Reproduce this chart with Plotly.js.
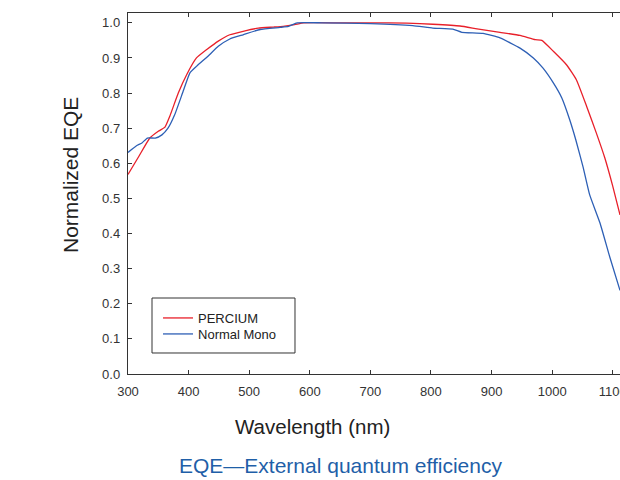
<!DOCTYPE html>
<html>
<head>
<meta charset="utf-8">
<script src="https://cdn.plot.ly/plotly-3.0.1.min.js"></script>
<style>html,body{margin:0;padding:0;overflow:hidden;background:#fff}#chart{width:620px;height:480px}</style>
</head>
<body>
<div id="chart"></div>
<script>
const perciumWl = [300,318,336,350,361,369,383,397,413,430,449,468,490,515,540,556,575,590,650,700,760,803,848,876,914,947,972,983,1002,1024,1040,1057,1073,1087,1100,1112];
const perciumEqe = [0.568,0.62,0.672,0.691,0.703,0.734,0.80,0.853,0.90,0.924,0.948,0.966,0.976,0.985,0.988,0.99,0.995,1.0,1.0,1.0,0.999,0.996,0.991,0.983,0.973,0.964,0.952,0.950,0.919,0.88,0.838,0.762,0.686,0.615,0.535,0.453];
const monoWl = [300,314,323,332,345,356,366,377,391,402,413,432,449,468,490,518,551,565,579,620,700,770,803,836,851,886,914,947,969,985,1002,1016,1029,1039,1051,1062,1079,1095,1112];
const monoEqe = [0.631,0.65,0.658,0.672,0.672,0.681,0.70,0.738,0.805,0.857,0.876,0.905,0.933,0.954,0.966,0.981,0.987,0.99,1.0,1.0,0.998,0.992,0.985,0.982,0.973,0.97,0.957,0.928,0.90,0.871,0.829,0.786,0.724,0.667,0.59,0.51,0.43,0.334,0.238];
const yTicks = [0,0.1,0.2,0.3,0.4,0.5,0.6,0.7,0.8,0.9,1.0];
const xTicks = [300,400,500,600,700,800,900,1000,1100];
const seriesNames = ['PERCIUM','Normal Mono'];

const font = 'Liberation Sans, Arial, sans-serif';
const traces = [
  {x: perciumWl, y: perciumEqe, name: seriesNames[0], mode: 'lines', line: {color: '#e8202a', width: 1.3, shape: 'spline', smoothing: 0.4}, legend: 'legend'},
  {x: monoWl, y: monoEqe, name: seriesNames[1], mode: 'lines', line: {color: '#2d5fb5', width: 1.3, shape: 'spline', smoothing: 0.4}, legend: 'legend2'}
];
const legendCommon = {xanchor: 'left', yanchor: 'top', bgcolor: 'rgba(0,0,0,0)', borderwidth: 0, font: {size: 13, color: '#222'}};
const layout = {
  width: 620, height: 480,
  margin: {l: 128, r: 0, t: 13, b: 106},
  paper_bgcolor: '#fff', plot_bgcolor: '#fff',
  font: {family: font, color: '#333', size: 13},
  showlegend: true,
  legend: Object.assign({x: 0.061, y: 0.1967}, legendCommon),
  legend2: Object.assign({x: 0.061, y: 0.1524}, legendCommon),
  xaxis: {range: [300, 1112], tickvals: xTicks, ticktext: xTicks.map(String), ticks: 'inside', ticklen: 4, tickcolor: '#333',
    showline: true, linecolor: '#333', linewidth: 1.2, mirror: 'ticks', showgrid: false, zeroline: false,
    ticklabeloverflow: 'allow', ticklabelstandoff: 5, tickfont: {size: 13, color: '#333'}},
  yaxis: {range: [0, 1.028], tickvals: yTicks, ticktext: yTicks.map(v => v.toFixed(1)), ticks: 'inside', ticklen: 4, tickcolor: '#333',
    showline: true, linecolor: '#333', linewidth: 1.2, mirror: false, showgrid: false, zeroline: false,
    ticklabelstandoff: 4, tickfont: {size: 13, color: '#333'}},
  shapes: [{type: 'rect', xref: 'paper', yref: 'paper', x0: 0.0488, x1: 0.3394, y0: 0.0582, y1: 0.2105, line: {color: '#333', width: 1}}],
  annotations: [
    {text: 'Normalized EQE', xref: 'paper', yref: 'paper', x: -0.118, y: 0.551, xanchor: 'center', yanchor: 'middle', textangle: -90, showarrow: false, font: {size: 21, color: '#222'}},
    {text: 'Wavelength (nm)', xref: 'paper', yref: 'paper', x: 0.374, y: -0.146, xanchor: 'center', yanchor: 'middle', showarrow: false, font: {size: 20.5, color: '#222'}},
    {text: 'EQE\u2014External quantum efficiency', xref: 'paper', yref: 'paper', x: 0.431, y: -0.254, xanchor: 'center', yanchor: 'middle', showarrow: false, font: {size: 21, color: '#1f5fa8'}}
  ]
};
Plotly.newPlot('chart', traces, layout, {staticPlot: true, displayModeBar: false});
</script>
</body>
</html>
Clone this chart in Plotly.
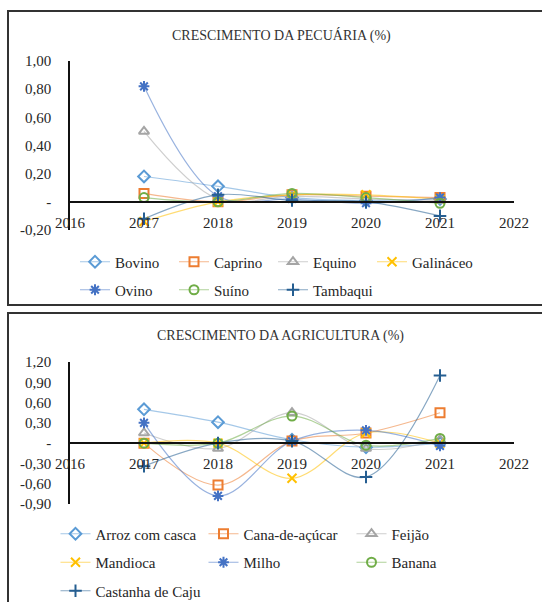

____________________

Leave out the pictures and output the rest of the material exactly as written.

**Solution for this task**
Reproduce this chart with Plotly.js.
<!DOCTYPE html>
<html>
<head>
<meta charset="utf-8">
<script src="https://cdn.plot.ly/plotly-3.0.1.min.js"></script>
<style>html,body{margin:0;padding:0;overflow:hidden;background:#fff}#chart{width:620px;height:480px}</style>
</head>
<body>
<div id="chart"></div>
<script>
const perciumWl = [300,318,336,350,361,369,383,397,413,430,449,468,490,515,540,556,575,590,650,700,760,803,848,876,914,947,972,983,1002,1024,1040,1057,1073,1087,1100,1112];
const perciumEqe = [0.568,0.62,0.672,0.691,0.703,0.734,0.80,0.853,0.90,0.924,0.948,0.966,0.976,0.985,0.988,0.99,0.995,1.0,1.0,1.0,0.999,0.996,0.991,0.983,0.973,0.964,0.952,0.950,0.919,0.88,0.838,0.762,0.686,0.615,0.535,0.453];
const monoWl = [300,314,323,332,345,356,366,377,391,402,413,432,449,468,490,518,551,565,579,620,700,770,803,836,851,886,914,947,969,985,1002,1016,1029,1039,1051,1062,1079,1095,1112];
const monoEqe = [0.631,0.65,0.658,0.672,0.672,0.681,0.70,0.738,0.805,0.857,0.876,0.905,0.933,0.954,0.966,0.981,0.987,0.99,1.0,1.0,0.998,0.992,0.985,0.982,0.973,0.97,0.957,0.928,0.90,0.871,0.829,0.786,0.724,0.667,0.59,0.51,0.43,0.334,0.238];
const yTicks = [0,0.1,0.2,0.3,0.4,0.5,0.6,0.7,0.8,0.9,1.0];
const xTicks = [300,400,500,600,700,800,900,1000,1100];
const seriesNames = ['PERCIUM','Normal Mono'];

const font = 'Liberation Sans, Arial, sans-serif';
const traces = [
  {x: perciumWl, y: perciumEqe, name: seriesNames[0], mode: 'lines', line: {color: '#e8202a', width: 1.3, shape: 'spline', smoothing: 0.4}, legend: 'legend'},
  {x: monoWl, y: monoEqe, name: seriesNames[1], mode: 'lines', line: {color: '#2d5fb5', width: 1.3, shape: 'spline', smoothing: 0.4}, legend: 'legend2'}
];
const legendCommon = {xanchor: 'left', yanchor: 'top', bgcolor: 'rgba(0,0,0,0)', borderwidth: 0, font: {size: 13, color: '#222'}};
const layout = {
  width: 620, height: 480,
  margin: {l: 128, r: 0, t: 13, b: 106},
  paper_bgcolor: '#fff', plot_bgcolor: '#fff',
  font: {family: font, color: '#333', size: 13},
  showlegend: true,
  legend: Object.assign({x: 0.061, y: 0.1967}, legendCommon),
  legend2: Object.assign({x: 0.061, y: 0.1524}, legendCommon),
  xaxis: {range: [300, 1112], tickvals: xTicks, ticktext: xTicks.map(String), ticks: 'inside', ticklen: 4, tickcolor: '#333',
    showline: true, linecolor: '#333', linewidth: 1.2, mirror: 'ticks', showgrid: false, zeroline: false,
    ticklabeloverflow: 'allow', ticklabelstandoff: 5, tickfont: {size: 13, color: '#333'}},
  yaxis: {range: [0, 1.028], tickvals: yTicks, ticktext: yTicks.map(v => v.toFixed(1)), ticks: 'inside', ticklen: 4, tickcolor: '#333',
    showline: true, linecolor: '#333', linewidth: 1.2, mirror: false, showgrid: false, zeroline: false,
    ticklabelstandoff: 4, tickfont: {size: 13, color: '#333'}},
  shapes: [{type: 'rect', xref: 'paper', yref: 'paper', x0: 0.0488, x1: 0.3394, y0: 0.0582, y1: 0.2105, line: {color: '#333', width: 1}}],
  annotations: [
    {text: 'Normalized EQE', xref: 'paper', yref: 'paper', x: -0.118, y: 0.551, xanchor: 'center', yanchor: 'middle', textangle: -90, showarrow: false, font: {size: 21, color: '#222'}},
    {text: 'Wavelength (nm)', xref: 'paper', yref: 'paper', x: 0.374, y: -0.146, xanchor: 'center', yanchor: 'middle', showarrow: false, font: {size: 20.5, color: '#222'}},
    {text: 'EQE\u2014External quantum efficiency', xref: 'paper', yref: 'paper', x: 0.431, y: -0.254, xanchor: 'center', yanchor: 'middle', showarrow: false, font: {size: 21, color: '#1f5fa8'}}
  ]
};
Plotly.newPlot('chart', traces, layout, {staticPlot: true, displayModeBar: false});
</script>
</body>
</html>
Clone this chart in Plotly.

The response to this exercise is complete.